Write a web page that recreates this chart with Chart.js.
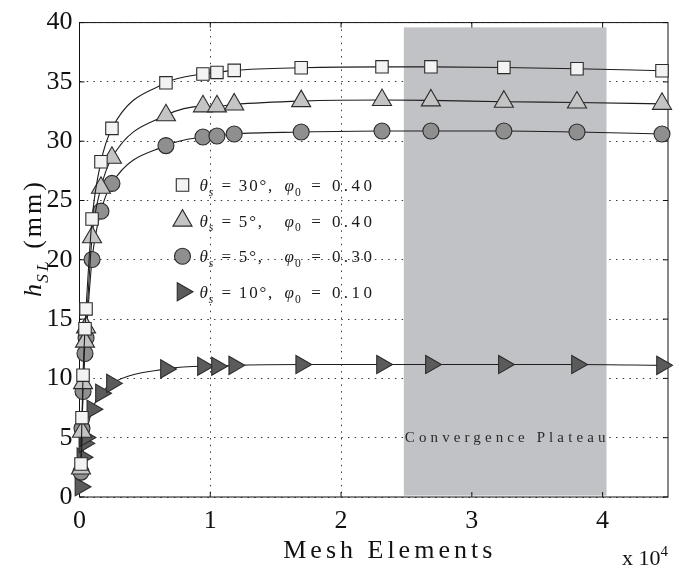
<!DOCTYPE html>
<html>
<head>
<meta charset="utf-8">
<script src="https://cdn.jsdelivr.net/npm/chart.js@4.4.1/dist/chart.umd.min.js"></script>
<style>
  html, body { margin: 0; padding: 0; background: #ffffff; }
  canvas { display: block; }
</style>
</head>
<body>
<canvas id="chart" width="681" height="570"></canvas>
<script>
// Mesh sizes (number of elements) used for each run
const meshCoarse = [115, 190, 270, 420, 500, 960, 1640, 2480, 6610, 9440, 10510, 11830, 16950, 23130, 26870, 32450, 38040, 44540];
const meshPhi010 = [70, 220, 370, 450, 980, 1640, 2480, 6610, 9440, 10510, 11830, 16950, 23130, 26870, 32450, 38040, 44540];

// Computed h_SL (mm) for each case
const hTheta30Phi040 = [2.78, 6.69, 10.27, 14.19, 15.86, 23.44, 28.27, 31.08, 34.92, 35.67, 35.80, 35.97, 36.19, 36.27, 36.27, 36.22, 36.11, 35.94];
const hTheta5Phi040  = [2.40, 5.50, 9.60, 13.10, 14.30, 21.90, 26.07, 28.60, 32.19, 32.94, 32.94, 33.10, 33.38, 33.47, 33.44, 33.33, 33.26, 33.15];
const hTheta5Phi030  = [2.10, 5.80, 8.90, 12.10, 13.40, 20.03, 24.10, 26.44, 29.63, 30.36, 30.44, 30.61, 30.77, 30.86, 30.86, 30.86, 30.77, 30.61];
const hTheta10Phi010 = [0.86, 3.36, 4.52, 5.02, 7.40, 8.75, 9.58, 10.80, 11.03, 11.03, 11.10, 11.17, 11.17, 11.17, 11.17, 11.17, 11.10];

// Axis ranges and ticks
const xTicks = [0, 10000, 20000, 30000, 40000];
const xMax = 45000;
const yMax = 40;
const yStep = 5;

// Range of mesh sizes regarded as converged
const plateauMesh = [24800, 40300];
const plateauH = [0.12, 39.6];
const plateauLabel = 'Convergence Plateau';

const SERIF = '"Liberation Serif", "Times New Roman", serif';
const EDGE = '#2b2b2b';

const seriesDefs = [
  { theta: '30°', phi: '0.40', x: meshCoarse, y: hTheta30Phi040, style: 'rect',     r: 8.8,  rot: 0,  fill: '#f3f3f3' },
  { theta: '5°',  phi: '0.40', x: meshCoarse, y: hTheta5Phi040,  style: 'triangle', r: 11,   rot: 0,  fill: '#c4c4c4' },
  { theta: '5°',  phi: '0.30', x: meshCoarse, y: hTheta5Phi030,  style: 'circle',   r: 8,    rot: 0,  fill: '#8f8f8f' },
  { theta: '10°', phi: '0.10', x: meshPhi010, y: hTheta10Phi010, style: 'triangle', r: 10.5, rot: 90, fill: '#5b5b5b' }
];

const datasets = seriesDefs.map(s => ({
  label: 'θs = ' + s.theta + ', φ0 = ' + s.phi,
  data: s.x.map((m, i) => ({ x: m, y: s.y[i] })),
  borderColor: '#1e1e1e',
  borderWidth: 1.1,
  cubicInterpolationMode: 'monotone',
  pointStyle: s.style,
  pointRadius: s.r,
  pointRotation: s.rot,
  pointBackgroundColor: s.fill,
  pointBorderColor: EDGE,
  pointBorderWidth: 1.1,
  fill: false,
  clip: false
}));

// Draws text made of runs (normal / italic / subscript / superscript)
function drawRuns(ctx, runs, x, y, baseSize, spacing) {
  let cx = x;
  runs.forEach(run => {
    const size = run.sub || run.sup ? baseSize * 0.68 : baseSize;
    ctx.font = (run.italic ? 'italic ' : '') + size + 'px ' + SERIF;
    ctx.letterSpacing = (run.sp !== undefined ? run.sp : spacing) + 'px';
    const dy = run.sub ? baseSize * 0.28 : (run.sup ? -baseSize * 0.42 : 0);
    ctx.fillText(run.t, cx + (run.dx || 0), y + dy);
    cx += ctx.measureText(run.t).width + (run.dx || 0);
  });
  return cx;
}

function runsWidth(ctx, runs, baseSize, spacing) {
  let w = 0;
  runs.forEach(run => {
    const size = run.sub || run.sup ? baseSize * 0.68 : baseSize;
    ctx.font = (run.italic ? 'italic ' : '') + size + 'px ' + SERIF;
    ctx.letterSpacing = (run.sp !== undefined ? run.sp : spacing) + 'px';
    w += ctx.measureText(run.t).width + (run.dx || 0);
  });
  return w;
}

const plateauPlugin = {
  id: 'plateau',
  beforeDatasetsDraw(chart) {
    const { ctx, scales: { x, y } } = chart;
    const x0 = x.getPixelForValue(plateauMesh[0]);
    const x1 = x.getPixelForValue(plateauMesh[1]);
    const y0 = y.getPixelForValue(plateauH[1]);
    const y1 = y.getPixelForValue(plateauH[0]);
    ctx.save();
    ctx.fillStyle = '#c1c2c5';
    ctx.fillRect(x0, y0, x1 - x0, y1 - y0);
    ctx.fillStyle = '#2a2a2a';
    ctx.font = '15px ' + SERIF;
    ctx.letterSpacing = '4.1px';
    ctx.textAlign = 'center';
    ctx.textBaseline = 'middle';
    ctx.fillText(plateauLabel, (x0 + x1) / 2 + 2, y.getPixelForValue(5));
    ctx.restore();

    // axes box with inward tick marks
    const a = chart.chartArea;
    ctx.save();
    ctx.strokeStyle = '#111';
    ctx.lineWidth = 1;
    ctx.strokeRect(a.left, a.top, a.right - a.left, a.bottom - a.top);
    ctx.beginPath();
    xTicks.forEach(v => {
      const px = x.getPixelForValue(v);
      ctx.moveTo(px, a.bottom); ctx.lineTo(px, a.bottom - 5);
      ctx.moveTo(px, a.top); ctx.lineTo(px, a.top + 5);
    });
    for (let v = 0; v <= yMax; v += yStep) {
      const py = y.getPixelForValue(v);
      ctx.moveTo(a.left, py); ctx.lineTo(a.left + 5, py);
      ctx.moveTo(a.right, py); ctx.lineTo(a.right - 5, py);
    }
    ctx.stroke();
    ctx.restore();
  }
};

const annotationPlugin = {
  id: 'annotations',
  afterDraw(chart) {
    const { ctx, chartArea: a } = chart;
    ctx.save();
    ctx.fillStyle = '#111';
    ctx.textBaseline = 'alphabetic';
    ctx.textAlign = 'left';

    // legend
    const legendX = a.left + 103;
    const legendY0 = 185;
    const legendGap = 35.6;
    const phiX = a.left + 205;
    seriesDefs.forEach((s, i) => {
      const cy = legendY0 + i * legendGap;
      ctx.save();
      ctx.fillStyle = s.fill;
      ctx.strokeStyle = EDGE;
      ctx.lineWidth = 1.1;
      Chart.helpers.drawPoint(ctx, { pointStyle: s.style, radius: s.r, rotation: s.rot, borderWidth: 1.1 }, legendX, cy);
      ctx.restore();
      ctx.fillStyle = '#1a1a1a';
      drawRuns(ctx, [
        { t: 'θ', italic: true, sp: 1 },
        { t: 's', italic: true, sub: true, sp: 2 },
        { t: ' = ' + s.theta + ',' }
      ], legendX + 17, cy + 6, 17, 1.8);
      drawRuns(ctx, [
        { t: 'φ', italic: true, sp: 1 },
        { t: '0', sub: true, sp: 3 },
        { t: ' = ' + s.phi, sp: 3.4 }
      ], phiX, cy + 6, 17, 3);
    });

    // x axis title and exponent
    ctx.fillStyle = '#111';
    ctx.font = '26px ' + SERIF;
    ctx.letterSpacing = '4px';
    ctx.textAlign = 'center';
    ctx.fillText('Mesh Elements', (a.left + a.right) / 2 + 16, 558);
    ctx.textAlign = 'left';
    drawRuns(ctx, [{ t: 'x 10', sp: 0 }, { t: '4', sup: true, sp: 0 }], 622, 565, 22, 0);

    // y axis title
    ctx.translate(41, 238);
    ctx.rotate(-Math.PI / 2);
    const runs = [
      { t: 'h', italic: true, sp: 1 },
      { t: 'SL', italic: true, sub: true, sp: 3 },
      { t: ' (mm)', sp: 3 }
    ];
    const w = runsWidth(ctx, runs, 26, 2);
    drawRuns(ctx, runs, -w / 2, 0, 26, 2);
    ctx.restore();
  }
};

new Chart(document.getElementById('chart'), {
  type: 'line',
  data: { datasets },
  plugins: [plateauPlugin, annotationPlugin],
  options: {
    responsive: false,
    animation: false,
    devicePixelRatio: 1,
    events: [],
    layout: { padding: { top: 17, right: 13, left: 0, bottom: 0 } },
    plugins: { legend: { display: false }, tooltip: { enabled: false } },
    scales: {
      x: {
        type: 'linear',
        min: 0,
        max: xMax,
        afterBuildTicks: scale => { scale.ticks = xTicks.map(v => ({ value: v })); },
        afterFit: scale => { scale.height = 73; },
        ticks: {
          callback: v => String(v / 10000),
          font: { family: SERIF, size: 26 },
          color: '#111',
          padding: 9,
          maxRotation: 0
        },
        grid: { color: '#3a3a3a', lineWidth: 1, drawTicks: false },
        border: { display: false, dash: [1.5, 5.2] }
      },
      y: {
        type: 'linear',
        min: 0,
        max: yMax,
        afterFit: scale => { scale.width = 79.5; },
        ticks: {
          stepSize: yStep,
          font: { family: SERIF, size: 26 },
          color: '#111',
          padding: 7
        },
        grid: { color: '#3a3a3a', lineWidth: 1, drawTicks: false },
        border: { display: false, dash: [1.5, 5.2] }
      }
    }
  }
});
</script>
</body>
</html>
+-------+
**Task goal**
Wherever "with" shows up in a line, copy that line.

**Exercise solution**
Write a web page that recreates this chart with Chart.js.
    // axes box with inward tick marks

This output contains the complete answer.